### [Information provided]
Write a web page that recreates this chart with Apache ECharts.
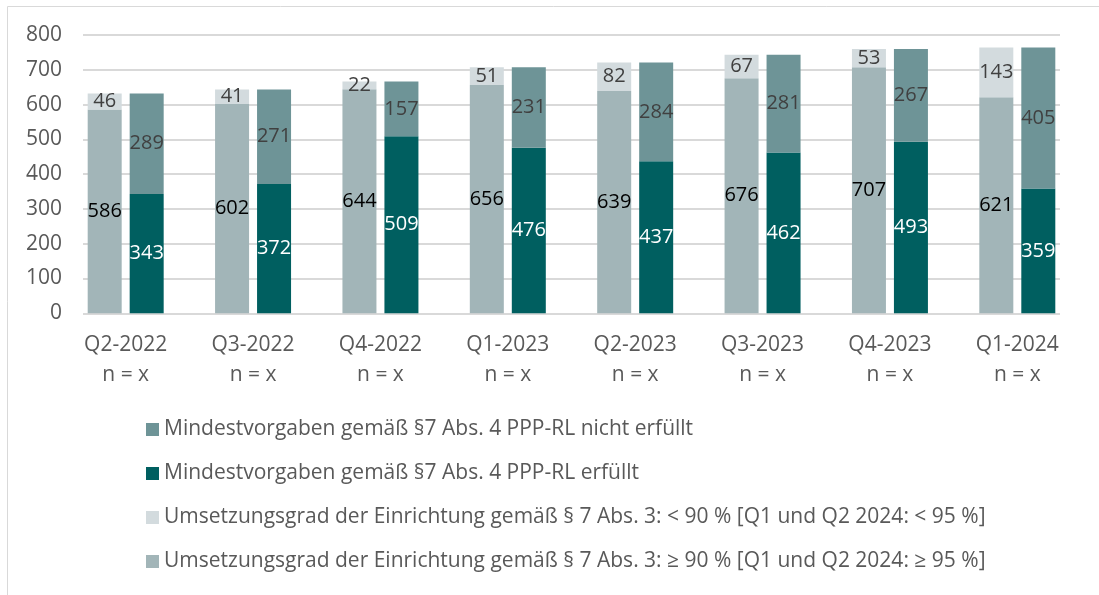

* * *

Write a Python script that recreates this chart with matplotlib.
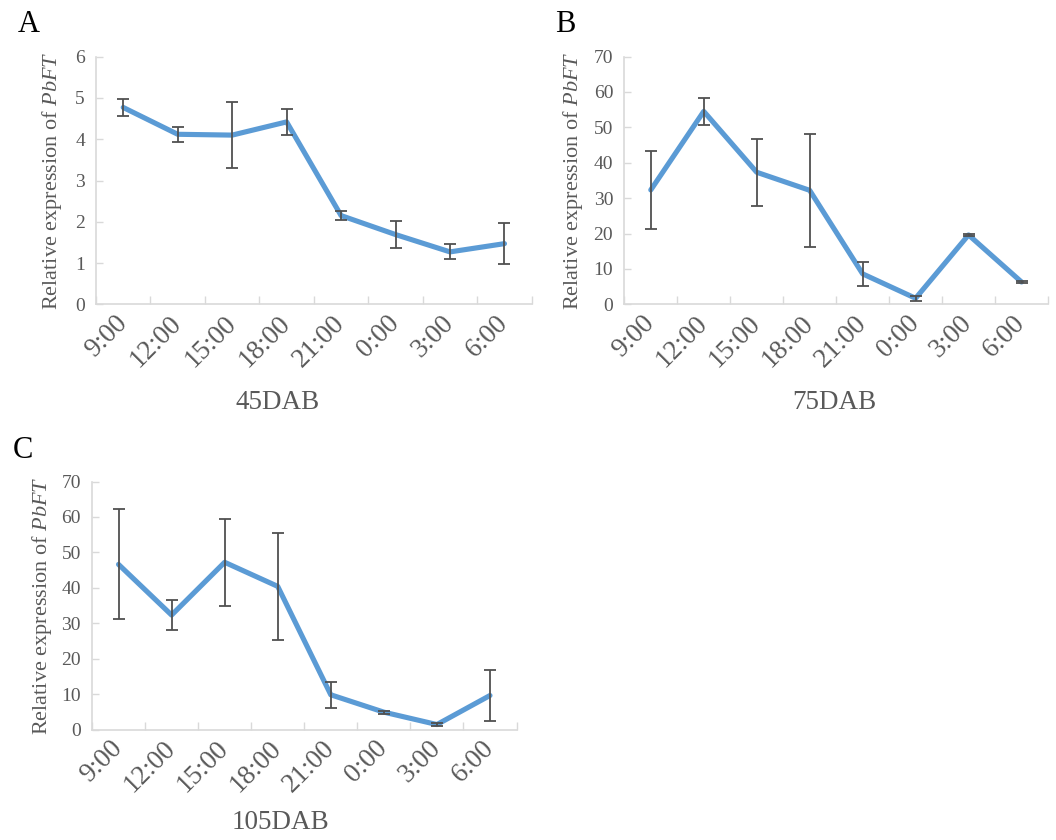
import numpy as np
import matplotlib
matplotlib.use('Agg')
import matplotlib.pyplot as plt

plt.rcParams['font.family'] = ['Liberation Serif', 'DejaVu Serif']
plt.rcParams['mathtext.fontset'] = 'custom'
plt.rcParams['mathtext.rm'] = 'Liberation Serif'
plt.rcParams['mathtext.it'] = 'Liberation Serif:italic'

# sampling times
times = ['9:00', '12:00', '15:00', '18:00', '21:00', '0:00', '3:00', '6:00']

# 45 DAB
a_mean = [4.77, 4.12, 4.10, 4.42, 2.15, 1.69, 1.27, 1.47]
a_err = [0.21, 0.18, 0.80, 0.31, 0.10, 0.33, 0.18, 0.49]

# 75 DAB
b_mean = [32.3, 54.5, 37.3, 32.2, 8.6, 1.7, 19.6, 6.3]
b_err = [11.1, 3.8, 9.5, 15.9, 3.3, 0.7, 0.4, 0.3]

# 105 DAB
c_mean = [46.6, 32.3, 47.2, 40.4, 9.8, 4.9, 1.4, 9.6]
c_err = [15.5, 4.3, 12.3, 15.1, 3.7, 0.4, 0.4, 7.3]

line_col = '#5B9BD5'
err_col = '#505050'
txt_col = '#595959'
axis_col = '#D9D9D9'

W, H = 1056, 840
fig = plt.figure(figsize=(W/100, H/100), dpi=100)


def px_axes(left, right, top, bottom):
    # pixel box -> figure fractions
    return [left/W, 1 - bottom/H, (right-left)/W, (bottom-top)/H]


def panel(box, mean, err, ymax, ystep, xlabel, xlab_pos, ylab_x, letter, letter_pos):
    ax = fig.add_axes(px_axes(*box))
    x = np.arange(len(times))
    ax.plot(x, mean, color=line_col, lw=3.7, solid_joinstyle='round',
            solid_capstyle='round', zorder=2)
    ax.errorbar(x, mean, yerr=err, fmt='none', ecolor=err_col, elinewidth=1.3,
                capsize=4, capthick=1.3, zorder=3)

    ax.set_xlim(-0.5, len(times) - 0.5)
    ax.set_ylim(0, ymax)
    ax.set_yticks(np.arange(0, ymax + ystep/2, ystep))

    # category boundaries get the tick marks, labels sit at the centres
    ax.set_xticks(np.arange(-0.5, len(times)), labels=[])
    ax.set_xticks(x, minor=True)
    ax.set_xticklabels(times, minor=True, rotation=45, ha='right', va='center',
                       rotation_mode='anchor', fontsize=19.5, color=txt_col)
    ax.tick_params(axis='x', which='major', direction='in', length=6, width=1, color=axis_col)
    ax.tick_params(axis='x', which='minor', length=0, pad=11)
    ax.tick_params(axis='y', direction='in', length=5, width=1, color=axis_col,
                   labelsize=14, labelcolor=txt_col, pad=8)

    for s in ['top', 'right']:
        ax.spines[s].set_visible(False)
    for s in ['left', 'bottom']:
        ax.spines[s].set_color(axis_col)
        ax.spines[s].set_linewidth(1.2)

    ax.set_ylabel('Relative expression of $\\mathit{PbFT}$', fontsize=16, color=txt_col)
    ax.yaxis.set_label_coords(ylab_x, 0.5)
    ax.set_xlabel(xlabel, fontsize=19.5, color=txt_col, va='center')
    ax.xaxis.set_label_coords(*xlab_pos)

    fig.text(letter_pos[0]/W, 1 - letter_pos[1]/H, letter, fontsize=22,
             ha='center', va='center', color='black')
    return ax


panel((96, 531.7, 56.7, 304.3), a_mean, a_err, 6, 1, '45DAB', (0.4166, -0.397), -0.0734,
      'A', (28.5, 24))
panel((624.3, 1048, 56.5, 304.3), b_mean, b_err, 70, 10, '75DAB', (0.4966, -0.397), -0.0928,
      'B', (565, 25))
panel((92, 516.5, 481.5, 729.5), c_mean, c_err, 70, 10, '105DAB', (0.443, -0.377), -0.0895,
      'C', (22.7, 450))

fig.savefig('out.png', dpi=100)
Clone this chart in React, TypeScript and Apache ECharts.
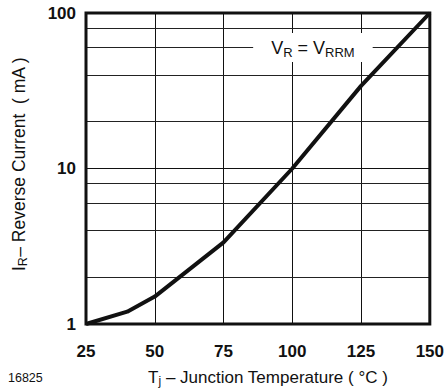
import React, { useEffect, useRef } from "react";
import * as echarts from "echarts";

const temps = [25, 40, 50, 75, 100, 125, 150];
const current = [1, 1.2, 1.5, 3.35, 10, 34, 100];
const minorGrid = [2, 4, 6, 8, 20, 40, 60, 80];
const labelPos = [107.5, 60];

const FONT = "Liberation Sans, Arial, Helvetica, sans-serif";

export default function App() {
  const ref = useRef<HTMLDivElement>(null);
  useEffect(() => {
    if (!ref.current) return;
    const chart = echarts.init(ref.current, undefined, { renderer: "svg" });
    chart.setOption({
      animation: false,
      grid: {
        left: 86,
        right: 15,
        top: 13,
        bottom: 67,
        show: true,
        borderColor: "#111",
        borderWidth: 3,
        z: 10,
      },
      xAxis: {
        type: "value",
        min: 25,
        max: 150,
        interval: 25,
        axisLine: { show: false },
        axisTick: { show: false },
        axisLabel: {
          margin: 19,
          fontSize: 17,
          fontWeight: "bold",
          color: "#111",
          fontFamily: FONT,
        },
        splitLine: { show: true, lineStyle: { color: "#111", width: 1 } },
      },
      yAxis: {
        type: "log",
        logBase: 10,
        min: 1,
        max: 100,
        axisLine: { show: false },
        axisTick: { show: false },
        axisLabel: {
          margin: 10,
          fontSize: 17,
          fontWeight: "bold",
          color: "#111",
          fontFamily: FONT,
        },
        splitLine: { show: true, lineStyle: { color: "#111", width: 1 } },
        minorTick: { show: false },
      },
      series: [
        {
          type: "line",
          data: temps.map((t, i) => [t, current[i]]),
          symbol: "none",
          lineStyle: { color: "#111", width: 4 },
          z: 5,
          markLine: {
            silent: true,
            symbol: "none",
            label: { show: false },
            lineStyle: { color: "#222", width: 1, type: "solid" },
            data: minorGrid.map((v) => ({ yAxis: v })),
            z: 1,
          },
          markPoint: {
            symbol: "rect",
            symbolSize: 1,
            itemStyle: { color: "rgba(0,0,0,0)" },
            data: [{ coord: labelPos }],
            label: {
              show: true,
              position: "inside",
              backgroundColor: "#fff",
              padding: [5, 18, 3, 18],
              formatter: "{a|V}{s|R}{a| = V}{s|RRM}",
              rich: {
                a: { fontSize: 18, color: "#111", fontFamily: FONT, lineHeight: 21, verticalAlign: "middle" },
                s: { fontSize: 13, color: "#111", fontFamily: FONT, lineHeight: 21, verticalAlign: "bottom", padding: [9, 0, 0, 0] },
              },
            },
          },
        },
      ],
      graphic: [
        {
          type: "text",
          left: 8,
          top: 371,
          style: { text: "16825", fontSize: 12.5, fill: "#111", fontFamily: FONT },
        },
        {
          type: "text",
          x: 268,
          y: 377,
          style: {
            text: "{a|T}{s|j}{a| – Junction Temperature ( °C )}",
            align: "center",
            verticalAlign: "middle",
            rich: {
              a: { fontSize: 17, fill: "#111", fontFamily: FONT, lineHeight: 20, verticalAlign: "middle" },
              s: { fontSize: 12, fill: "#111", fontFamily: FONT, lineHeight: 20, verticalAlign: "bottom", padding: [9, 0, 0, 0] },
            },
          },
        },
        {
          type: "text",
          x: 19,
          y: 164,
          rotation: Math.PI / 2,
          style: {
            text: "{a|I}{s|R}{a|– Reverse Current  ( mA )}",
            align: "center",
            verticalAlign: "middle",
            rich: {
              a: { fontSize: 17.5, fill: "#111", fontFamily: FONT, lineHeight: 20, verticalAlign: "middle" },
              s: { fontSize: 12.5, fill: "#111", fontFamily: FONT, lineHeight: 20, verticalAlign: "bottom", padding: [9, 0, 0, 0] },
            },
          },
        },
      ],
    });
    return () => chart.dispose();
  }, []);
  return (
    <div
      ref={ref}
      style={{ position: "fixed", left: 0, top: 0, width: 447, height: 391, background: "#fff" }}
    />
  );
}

### [Exercise instructions]
Reproduce exactly the section that begins with the line containing "Write a Python" and ends with the line containing "b_err = [11.1, 3.8, 9.5, 15.9, 3.3, 0.7, 0.4, 0.3]". Both boundary lines belong in the copy, but pictures do not.

### [Result for this exercise]
Write a Python script that recreates this chart with matplotlib.
import numpy as np
import matplotlib
matplotlib.use('Agg')
import matplotlib.pyplot as plt

plt.rcParams['font.family'] = ['Liberation Serif', 'DejaVu Serif']
plt.rcParams['mathtext.fontset'] = 'custom'
plt.rcParams['mathtext.rm'] = 'Liberation Serif'
plt.rcParams['mathtext.it'] = 'Liberation Serif:italic'

# sampling times
times = ['9:00', '12:00', '15:00', '18:00', '21:00', '0:00', '3:00', '6:00']

# 45 DAB
a_mean = [4.77, 4.12, 4.10, 4.42, 2.15, 1.69, 1.27, 1.47]
a_err = [0.21, 0.18, 0.80, 0.31, 0.10, 0.33, 0.18, 0.49]

# 75 DAB
b_mean = [32.3, 54.5, 37.3, 32.2, 8.6, 1.7, 19.6, 6.3]
b_err = [11.1, 3.8, 9.5, 15.9, 3.3, 0.7, 0.4, 0.3]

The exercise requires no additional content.